_Data in this exercise_:
════════

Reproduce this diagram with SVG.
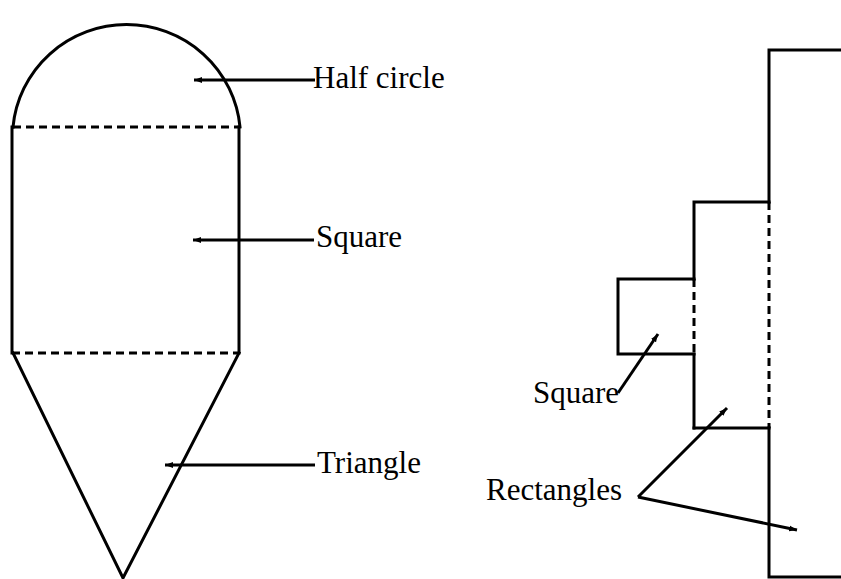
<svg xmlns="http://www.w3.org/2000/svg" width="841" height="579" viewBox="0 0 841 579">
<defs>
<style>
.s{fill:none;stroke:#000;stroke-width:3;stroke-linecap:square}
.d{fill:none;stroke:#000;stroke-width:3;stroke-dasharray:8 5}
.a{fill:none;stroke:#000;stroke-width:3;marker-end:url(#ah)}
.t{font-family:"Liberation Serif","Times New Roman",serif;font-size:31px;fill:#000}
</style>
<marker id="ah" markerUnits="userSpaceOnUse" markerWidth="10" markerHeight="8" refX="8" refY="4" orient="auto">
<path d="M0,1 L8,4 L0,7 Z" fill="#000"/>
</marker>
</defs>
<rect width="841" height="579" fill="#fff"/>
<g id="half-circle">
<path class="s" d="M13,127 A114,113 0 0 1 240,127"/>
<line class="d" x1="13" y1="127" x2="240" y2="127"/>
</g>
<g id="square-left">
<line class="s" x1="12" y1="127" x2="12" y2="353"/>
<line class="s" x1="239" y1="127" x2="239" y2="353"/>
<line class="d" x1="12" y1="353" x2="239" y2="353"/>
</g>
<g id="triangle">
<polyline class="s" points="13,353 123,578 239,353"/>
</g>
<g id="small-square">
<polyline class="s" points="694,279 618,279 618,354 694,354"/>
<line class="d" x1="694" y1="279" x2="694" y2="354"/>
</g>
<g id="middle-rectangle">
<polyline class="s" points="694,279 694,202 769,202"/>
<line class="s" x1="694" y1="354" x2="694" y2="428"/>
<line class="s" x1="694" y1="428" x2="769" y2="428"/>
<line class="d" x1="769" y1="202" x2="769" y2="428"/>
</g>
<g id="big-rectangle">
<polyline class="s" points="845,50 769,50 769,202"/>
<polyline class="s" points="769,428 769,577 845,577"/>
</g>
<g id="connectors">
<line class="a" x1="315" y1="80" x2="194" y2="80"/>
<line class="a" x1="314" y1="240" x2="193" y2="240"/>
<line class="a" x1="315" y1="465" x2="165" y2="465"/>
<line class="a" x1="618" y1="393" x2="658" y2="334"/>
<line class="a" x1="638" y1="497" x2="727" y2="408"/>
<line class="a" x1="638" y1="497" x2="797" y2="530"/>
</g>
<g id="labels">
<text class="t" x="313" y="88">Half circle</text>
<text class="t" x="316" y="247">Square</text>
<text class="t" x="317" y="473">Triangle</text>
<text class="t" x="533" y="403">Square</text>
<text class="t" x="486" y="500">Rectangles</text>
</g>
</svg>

════════

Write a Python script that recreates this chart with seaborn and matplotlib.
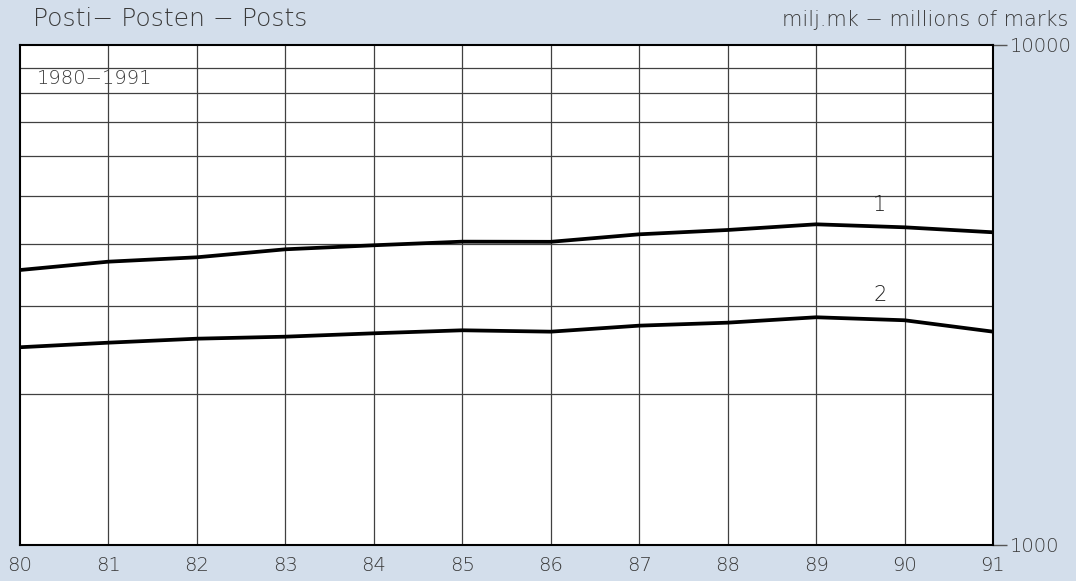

════════

_What to produce_: Identify the lines that contain the string "with", and copy every one of them.

_Complete output_:
Reproduce this diagram with SVG.
Write a Python script that recreates this chart with seaborn and matplotlib.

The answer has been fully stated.